Die russische Justiz hat den festgenommenen Starregisseur Kirill Serebrennikow (47) wegen Betrugsvorwürfen unter Hausarrest gestellt. In dem in Russland wie im Ausland kritisierten Verfahren gegen den renommierten Theatermacher verhängte eine Haftrichterin am Mittwoch den Freiheitsentzug (wir berichteten). Dieser soll zunächst bis zum 19. Oktober gelten. Trotz des Hausarrests hält die Stuttgarter Staatsoper an der Premiere der Märchenoper „Hänsel und Gretel“ fest. Das betonte das Opernhaus am Mittwochabend.
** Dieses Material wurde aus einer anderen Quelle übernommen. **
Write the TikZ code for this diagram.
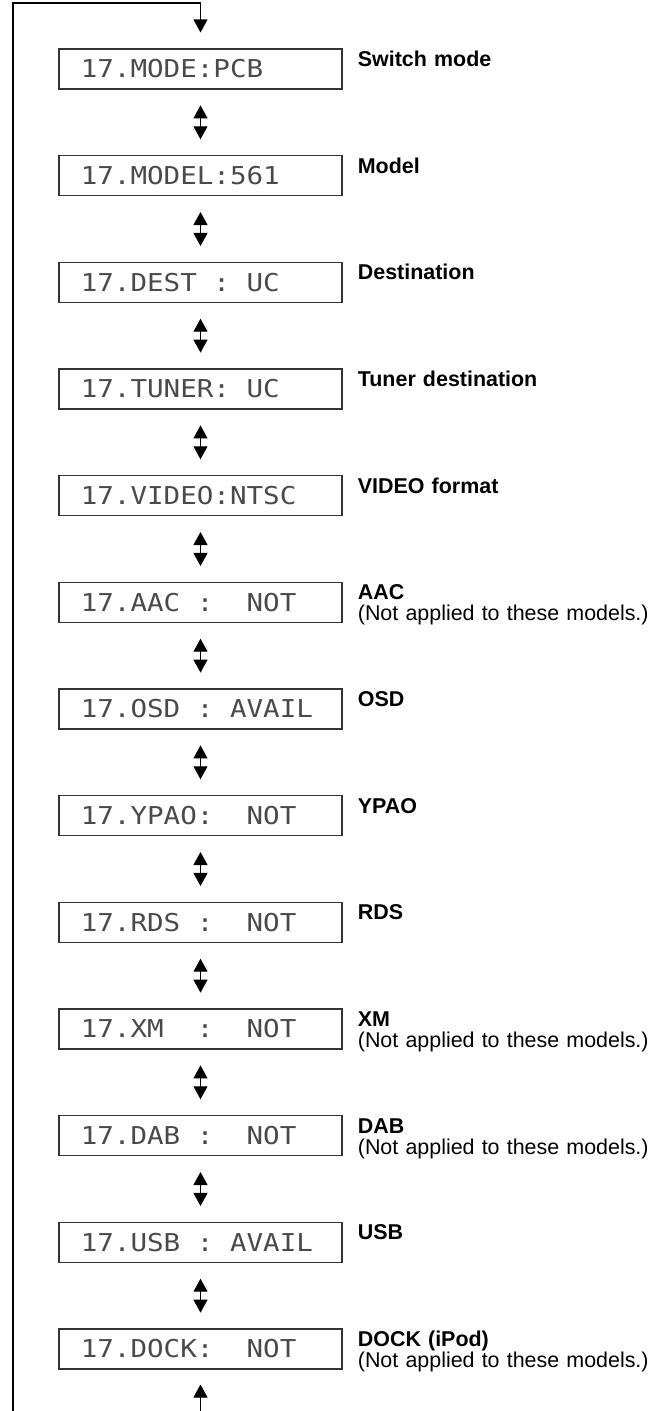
\documentclass[tikz,border=0pt]{standalone}
\usepackage{fontspec}
\setmainfont{Liberation Sans}
\newfontfamily\lcdfont[FakeStretch=1.12]{DejaVu Sans Mono}
\newcommand\lcdsp{\hphantom{0}}
\usepackage{tikz}
\usetikzlibrary{arrows.meta}
\definecolor{LcdInk}{HTML}{4A4A4A}
\definecolor{LcdFrame}{HTML}{333333}
\tikzset{
  lcd box/.style={
    draw=LcdFrame,
    line width=0.6pt,
    minimum height=0.8cm,
    text width=4.79cm,
    align=left,
    inner xsep=0.435cm,
    inner ysep=0pt,
    text=LcdInk,
    font=\lcdfont\fontsize{14pt}{14pt}\selectfont\frenchspacing
  },
  lcd label/.style={
    anchor=base west,
    text width=6cm,
    align=left,
    inner sep=0pt,
    font=\fontsize{12.2pt}{12pt}\selectfont
  },
  lcd step/.style={
    {Triangle[length=2.6mm,width=2.8mm]}-{Triangle[length=2.6mm,width=2.8mm]},
    line width=0.6pt,
    shorten >=3.17mm,
    shorten <=3.17mm
  },
  lcd loop/.style={
    -{Triangle[length=2.6mm,width=2.8mm]},
    line width=0.6pt
  }
}

\begin{document}
\begin{tikzpicture}[x=1cm,y=1cm]
  \useasboundingbox (0,0) rectangle (13.12,-28.22);

  \node[lcd box] (a) at (4.01,-1.38) {17.MODE:PCB};
  \node[lcd box] (b) at (4.01,-3.513) {17.MODEL:561};
  \node[lcd box] (c) at (4.01,-5.647) {17.DEST\lcdsp:\lcdsp UC};
  \node[lcd box] (d) at (4.01,-7.78) {17.TUNER:\lcdsp UC};
  \node[lcd box] (e) at (4.01,-9.913) {17.VIDEO:NTSC};
  \node[lcd box] (f) at (4.01,-12.047) {17.AAC\lcdsp:\lcdsp\lcdsp NOT};
  \node[lcd box] (g) at (4.01,-14.18) {17.OSD\lcdsp:\lcdsp AVAIL};
  \node[lcd box] (h) at (4.01,-16.313) {17.YPAO:\lcdsp\lcdsp NOT};
  \node[lcd box] (i) at (4.01,-18.447) {17.RDS\lcdsp:\lcdsp\lcdsp NOT};
  \node[lcd box] (j) at (4.01,-20.58) {17.XM\lcdsp\lcdsp:\lcdsp\lcdsp NOT};
  \node[lcd box] (k) at (4.01,-22.713) {17.DAB\lcdsp:\lcdsp\lcdsp NOT};
  \node[lcd box] (l) at (4.01,-24.847) {17.USB\lcdsp:\lcdsp AVAIL};
  \node[lcd box] (m) at (4.01,-26.98) {17.DOCK:\lcdsp\lcdsp NOT};

  \node[lcd label] (ta) at ([xshift=3mm,yshift=-3.6mm]a.north east) {\textbf{Switch mode}};
  \node[lcd label] (tb) at ([xshift=3mm,yshift=-3.6mm]b.north east) {\textbf{Model}};
  \node[lcd label] (tc) at ([xshift=3mm,yshift=-3.6mm]c.north east) {\textbf{Destination}};
  \node[lcd label] (td) at ([xshift=3mm,yshift=-3.6mm]d.north east) {\textbf{Tuner destination}};
  \node[lcd label] (te) at ([xshift=3mm,yshift=-3.6mm]e.north east) {\textbf{VIDEO format}};
  \node[lcd label] (tf) at ([xshift=3mm,yshift=-3.6mm]f.north east) {\textbf{AAC}\\ (Not applied to these models.)};
  \node[lcd label] (tg) at ([xshift=3mm,yshift=-3.6mm]g.north east) {\textbf{OSD}};
  \node[lcd label] (th) at ([xshift=3mm,yshift=-3.6mm]h.north east) {\textbf{YPAO}};
  \node[lcd label] (ti) at ([xshift=3mm,yshift=-3.6mm]i.north east) {\textbf{RDS}};
  \node[lcd label] (tj) at ([xshift=3mm,yshift=-3.6mm]j.north east) {\textbf{XM}\\ (Not applied to these models.)};
  \node[lcd label] (tk) at ([xshift=3mm,yshift=-3.6mm]k.north east) {\textbf{DAB}\\ (Not applied to these models.)};
  \node[lcd label] (tl) at ([xshift=3mm,yshift=-3.6mm]l.north east) {\textbf{USB}};
  \node[lcd label] (tm) at ([xshift=3mm,yshift=-3.6mm]m.north east) {\textbf{DOCK (iPod)}\\ (Not applied to these models.)};

  % scrolling order
  \draw[lcd step] (a.south) -- (b.north);
  \draw[lcd step] (b.south) -- (c.north);
  \draw[lcd step] (c.south) -- (d.north);
  \draw[lcd step] (d.south) -- (e.north);
  \draw[lcd step] (e.south) -- (f.north);
  \draw[lcd step] (f.south) -- (g.north);
  \draw[lcd step] (g.south) -- (h.north);
  \draw[lcd step] (h.south) -- (i.north);
  \draw[lcd step] (i.south) -- (j.north);
  \draw[lcd step] (j.south) -- (k.north);
  \draw[lcd step] (k.south) -- (l.north);
  \draw[lcd step] (l.south) -- (m.north);

  % wrap-around
  \coordinate (loopfoot) at (0.26,-28.22);
  \coordinate (looptop) at (0.26,-0.06);
  \coordinate (dockfoot) at (4.01,-28.22);
  \draw[lcd loop,shorten >=3.2mm] (loopfoot) -- (looptop) -| (a.north);
  \draw[lcd loop,shorten >=3mm] (dockfoot) -- (m.south);
\end{tikzpicture}
\end{document}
Die Premiere soll wie geplant am 22. Oktober auf die Bühne kommen – mithilfe des Teams von Serebren-nikow. Dies sei möglich, weil der Regisseur wesentliche Teile des Inszenierungskonzeptes, das Bühnenbild und die Kostüme bereits fertiggestellt habe, hieß es.
Die Richterin lehnte Serebrenni-kows Antrag ab, ihn auf freien Fuß zu setzen und weiter arbeiten zu lassen. Er müsse eine Fußfessel tragen. Die Verteidigung kündigte Rechtsmittel an. Das Staatliche Ermittlungskomitee wirft Serebrennikow vor, 68 Millionen Rubel (knapp eine Million Euro) staatlicher Gelder unterschlagen zu haben.
Unterstützer des regierungskritischen Künstlers im Gerichtssaal riefen „Schande!“ und skandierten seinen Namen, als der Spruch bekannt wurde. Auch vor dem Gebäude hatten sich mehrere hundert Menschen versammelt, um ihre Solidarität mit dem Leiter des Moskauer Gogol-Theaters zu bekunden.
Viele russische Kulturschaffende erklärten sich bereit, für Serebrenni-kow zu bürgen. Die Witwe des Literaturnobelpreisträgers Alexander Solschenizyn, Natalja Solschenizyna, die Schriftstellerin Ljudmila Ulitzkaja, die Regisseure Fjodor Bondartschuk und Jewgeni Mironow und andere unterzeichneten ein entsprechendes Schreiben.
In einer Online-Petition forderten bis zum Abend mehr als 16 000 Menschen ein Ende des Verfahrens. Auch die Menschenrechtsbeauftragte der Bundesregierung, Bärbel Kofler, äußerte sich besorgt. Das Lettische Nationaltheater in Riga, an dem Serebrennikow auch arbeitet, forderte eine Freilassung.
Serebrennikow hat die Vorwürfe stets zurückgewiesen. Der Hausarrest bedeutet eine weitgehende Kontaktsperre: Der Künstler darf kein Internet nutzen und keine Post verschicken. Über Ausnahmen entscheidet der Ermittler. Bei dem Beschuldigten bestehe Fluchtgefahr, sagten Vertreter der Strafverfolgung und verwiesen gerade auf das Engagement in Stuttgart. Serebrennikow könnte auch versuchen, Beweise zu vernichten.